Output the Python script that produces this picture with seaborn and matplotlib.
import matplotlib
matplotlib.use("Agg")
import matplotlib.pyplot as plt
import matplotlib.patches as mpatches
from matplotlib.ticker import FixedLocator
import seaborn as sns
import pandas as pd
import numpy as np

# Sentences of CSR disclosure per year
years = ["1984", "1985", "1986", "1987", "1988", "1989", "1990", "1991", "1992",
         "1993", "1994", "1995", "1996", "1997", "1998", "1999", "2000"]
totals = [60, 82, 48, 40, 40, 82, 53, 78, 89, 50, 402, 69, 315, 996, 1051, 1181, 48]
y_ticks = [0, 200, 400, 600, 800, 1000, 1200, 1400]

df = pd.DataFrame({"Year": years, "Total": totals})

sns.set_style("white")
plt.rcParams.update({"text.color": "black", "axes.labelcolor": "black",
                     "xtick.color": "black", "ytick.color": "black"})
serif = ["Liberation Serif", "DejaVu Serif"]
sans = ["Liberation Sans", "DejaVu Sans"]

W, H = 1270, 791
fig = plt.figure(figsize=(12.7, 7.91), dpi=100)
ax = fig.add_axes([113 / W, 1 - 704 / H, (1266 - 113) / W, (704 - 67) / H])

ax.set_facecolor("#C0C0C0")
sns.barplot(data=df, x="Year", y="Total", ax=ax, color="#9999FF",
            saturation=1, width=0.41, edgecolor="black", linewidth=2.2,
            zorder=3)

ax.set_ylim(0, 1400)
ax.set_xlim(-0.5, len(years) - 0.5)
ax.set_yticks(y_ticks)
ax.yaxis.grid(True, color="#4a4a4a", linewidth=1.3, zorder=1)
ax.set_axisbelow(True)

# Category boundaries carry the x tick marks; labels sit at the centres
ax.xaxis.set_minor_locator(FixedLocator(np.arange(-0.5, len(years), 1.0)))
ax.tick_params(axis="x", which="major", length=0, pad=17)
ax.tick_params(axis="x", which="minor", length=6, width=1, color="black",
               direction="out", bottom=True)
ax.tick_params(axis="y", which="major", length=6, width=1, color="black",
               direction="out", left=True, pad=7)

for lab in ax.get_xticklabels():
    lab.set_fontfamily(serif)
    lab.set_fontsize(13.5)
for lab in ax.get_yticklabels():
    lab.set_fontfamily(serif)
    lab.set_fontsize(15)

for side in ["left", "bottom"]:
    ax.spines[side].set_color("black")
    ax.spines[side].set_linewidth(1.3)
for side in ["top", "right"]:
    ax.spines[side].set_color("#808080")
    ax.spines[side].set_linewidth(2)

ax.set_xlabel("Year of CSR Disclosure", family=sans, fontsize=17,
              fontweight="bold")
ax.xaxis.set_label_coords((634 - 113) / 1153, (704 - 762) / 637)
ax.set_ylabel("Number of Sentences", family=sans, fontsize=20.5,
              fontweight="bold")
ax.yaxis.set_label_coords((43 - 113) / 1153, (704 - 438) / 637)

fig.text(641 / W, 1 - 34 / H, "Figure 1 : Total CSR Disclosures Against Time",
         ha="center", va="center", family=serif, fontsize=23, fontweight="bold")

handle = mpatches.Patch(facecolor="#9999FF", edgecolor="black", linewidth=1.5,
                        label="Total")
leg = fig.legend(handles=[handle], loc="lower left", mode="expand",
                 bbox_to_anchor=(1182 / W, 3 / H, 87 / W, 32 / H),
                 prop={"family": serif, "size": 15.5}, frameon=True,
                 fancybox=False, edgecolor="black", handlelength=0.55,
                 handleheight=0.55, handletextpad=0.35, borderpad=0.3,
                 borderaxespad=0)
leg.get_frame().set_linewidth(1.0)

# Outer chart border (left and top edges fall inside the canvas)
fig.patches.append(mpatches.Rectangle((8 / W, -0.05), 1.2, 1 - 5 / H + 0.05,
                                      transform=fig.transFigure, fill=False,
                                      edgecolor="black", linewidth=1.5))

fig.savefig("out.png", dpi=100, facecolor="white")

====================

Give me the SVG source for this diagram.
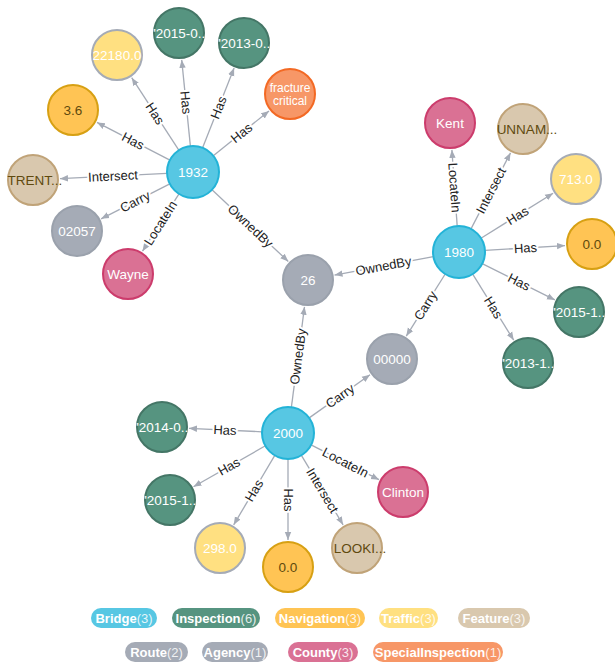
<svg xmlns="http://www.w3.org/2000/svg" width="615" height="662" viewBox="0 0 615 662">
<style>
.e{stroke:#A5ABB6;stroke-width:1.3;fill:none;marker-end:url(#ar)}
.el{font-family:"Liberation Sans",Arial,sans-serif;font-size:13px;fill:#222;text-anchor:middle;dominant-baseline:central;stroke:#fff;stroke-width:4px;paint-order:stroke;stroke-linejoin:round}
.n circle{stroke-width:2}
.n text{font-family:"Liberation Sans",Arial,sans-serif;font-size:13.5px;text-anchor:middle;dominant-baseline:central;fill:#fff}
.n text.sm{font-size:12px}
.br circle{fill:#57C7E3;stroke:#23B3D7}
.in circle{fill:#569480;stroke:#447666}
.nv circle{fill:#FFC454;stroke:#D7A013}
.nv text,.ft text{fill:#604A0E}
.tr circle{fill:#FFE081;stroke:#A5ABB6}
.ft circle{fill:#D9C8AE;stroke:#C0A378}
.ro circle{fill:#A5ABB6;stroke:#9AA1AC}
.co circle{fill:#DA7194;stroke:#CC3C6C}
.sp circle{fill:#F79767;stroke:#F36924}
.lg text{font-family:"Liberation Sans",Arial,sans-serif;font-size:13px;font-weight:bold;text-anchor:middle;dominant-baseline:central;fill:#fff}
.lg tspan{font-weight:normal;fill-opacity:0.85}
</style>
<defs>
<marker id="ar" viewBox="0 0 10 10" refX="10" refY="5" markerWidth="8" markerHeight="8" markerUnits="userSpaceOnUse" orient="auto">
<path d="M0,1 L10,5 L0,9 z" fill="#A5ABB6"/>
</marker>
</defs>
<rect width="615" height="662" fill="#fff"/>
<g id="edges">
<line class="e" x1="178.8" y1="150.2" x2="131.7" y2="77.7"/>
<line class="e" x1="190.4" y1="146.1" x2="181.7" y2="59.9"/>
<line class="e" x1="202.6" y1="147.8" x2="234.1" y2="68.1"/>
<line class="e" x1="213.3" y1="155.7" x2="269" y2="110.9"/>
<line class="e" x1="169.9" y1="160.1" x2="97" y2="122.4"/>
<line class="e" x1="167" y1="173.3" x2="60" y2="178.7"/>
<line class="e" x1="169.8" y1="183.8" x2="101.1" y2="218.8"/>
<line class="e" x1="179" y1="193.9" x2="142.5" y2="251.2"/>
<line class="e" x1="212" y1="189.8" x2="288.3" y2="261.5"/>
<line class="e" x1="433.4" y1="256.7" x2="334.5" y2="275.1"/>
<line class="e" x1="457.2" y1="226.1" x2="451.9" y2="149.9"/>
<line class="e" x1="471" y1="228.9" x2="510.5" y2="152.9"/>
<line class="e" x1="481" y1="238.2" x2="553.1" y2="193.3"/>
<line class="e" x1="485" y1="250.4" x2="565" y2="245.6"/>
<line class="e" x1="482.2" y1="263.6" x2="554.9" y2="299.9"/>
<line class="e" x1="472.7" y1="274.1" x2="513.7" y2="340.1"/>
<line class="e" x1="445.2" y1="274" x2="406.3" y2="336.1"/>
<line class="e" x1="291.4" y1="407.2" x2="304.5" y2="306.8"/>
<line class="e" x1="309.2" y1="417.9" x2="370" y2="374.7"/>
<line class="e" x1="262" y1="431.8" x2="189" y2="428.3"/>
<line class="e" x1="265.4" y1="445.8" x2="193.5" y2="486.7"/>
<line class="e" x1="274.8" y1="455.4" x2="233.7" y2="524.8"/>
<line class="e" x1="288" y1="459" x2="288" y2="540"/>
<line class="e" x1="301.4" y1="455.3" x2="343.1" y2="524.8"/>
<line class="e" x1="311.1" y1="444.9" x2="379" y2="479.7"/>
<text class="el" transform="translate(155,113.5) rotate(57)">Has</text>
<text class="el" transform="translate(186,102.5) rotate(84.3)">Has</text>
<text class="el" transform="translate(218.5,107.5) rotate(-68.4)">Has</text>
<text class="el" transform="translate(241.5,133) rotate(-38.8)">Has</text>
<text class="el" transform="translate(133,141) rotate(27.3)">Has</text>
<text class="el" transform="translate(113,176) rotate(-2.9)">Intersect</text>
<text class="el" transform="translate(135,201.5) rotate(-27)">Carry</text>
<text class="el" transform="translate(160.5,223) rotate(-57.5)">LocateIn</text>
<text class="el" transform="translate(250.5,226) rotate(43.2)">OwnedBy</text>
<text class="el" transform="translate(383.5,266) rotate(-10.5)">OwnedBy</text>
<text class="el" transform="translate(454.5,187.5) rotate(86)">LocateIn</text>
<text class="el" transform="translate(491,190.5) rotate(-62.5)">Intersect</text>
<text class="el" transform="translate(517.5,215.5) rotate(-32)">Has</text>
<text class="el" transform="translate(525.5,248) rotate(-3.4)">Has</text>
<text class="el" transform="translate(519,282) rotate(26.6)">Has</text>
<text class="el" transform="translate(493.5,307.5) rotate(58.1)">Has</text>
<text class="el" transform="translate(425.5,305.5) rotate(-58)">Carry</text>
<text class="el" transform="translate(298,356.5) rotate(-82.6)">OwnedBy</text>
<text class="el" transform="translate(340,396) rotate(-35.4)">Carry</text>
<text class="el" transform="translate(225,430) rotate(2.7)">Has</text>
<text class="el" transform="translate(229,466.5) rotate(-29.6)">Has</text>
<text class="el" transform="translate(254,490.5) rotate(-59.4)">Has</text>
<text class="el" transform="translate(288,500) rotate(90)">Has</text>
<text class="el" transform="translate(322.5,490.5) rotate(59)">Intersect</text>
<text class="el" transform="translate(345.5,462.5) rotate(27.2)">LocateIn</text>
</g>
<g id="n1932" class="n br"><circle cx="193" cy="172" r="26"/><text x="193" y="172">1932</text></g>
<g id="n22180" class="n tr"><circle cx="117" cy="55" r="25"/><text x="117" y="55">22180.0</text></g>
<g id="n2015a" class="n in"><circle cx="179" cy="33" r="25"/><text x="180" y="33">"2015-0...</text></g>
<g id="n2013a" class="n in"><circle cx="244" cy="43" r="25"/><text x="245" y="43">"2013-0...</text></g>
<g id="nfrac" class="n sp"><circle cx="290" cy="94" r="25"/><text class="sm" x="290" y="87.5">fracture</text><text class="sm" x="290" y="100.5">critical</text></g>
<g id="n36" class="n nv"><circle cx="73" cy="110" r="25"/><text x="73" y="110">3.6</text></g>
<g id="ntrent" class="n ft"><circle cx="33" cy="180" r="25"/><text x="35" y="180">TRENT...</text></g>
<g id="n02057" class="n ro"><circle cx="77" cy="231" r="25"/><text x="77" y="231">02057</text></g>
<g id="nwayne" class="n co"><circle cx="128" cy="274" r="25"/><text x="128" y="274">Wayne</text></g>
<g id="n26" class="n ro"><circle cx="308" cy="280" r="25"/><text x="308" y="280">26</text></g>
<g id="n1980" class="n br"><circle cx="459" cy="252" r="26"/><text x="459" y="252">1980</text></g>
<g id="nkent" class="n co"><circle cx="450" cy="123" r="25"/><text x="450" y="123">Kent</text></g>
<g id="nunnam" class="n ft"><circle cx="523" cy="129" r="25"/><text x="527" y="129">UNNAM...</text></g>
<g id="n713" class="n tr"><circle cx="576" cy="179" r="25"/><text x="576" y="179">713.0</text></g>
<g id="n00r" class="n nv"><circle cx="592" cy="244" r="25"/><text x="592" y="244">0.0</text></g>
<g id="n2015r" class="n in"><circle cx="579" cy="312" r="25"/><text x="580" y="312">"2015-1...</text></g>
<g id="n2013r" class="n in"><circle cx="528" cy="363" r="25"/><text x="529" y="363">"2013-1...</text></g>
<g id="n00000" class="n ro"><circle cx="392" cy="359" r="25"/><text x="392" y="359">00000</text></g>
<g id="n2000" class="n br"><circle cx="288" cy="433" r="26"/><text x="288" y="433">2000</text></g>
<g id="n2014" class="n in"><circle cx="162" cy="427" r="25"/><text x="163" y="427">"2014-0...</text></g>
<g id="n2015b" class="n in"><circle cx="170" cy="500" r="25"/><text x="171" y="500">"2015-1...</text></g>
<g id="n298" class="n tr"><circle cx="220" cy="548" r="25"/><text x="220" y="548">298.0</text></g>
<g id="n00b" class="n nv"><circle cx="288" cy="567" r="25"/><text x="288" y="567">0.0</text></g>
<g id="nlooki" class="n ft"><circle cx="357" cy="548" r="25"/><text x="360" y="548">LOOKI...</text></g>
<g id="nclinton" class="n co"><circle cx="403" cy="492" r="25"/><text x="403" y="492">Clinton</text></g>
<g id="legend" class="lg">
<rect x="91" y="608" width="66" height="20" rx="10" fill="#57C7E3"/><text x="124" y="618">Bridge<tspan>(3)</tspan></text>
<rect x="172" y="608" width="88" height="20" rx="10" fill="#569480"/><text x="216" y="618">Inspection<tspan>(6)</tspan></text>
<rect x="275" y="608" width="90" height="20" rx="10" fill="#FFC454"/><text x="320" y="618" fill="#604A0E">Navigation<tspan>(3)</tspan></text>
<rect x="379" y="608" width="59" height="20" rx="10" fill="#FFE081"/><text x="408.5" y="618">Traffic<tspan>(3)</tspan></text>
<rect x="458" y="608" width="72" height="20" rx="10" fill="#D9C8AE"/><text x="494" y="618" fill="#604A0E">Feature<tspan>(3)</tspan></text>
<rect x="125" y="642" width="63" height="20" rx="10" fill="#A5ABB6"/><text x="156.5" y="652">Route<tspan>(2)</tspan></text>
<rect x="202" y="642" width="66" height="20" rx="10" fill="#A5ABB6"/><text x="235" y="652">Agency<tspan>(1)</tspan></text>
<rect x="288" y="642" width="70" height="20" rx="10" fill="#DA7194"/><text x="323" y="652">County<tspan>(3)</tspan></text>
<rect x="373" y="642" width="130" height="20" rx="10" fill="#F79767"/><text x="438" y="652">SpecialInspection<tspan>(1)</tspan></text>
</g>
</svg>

====================

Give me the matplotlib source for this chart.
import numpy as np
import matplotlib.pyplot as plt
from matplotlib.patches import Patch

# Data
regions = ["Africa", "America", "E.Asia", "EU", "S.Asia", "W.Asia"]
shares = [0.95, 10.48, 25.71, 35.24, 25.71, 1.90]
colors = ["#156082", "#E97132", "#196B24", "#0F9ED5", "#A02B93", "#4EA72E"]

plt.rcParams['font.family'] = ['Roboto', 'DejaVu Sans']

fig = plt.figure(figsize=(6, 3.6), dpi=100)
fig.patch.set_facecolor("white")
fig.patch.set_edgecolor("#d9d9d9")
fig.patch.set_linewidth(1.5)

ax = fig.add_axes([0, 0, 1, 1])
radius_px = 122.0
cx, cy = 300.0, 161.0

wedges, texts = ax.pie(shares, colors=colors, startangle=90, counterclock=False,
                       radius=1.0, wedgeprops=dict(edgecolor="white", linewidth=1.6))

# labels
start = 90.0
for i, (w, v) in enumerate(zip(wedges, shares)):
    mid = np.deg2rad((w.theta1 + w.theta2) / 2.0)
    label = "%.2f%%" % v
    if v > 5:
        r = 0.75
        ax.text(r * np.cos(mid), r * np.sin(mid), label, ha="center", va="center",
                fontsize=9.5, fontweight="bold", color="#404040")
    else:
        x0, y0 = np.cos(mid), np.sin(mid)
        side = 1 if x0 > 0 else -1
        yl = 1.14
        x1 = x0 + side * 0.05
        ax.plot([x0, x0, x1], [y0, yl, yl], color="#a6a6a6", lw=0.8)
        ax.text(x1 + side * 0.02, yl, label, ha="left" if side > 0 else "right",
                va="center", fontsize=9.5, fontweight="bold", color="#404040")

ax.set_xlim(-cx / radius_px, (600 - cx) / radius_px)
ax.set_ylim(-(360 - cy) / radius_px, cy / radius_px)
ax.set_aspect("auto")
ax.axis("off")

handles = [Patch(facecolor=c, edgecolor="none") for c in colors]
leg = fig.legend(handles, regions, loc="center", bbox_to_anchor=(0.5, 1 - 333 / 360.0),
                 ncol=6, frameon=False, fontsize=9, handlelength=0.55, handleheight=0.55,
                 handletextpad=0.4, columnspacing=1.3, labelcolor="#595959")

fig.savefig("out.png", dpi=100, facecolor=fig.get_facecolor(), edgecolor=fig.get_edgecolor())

====================

Exactly those lines that run from the line with "Give me the matplotlib source for this chart." through the line with "cx, cy = 300.0, 161.0" are to be reproduced; both end lines belong to the range.

Give me the matplotlib source for this chart.
import numpy as np
import matplotlib.pyplot as plt
from matplotlib.patches import Patch

# Data
regions = ["Africa", "America", "E.Asia", "EU", "S.Asia", "W.Asia"]
shares = [0.95, 10.48, 25.71, 35.24, 25.71, 1.90]
colors = ["#156082", "#E97132", "#196B24", "#0F9ED5", "#A02B93", "#4EA72E"]

plt.rcParams['font.family'] = ['Roboto', 'DejaVu Sans']

fig = plt.figure(figsize=(6, 3.6), dpi=100)
fig.patch.set_facecolor("white")
fig.patch.set_edgecolor("#d9d9d9")
fig.patch.set_linewidth(1.5)

ax = fig.add_axes([0, 0, 1, 1])
radius_px = 122.0
cx, cy = 300.0, 161.0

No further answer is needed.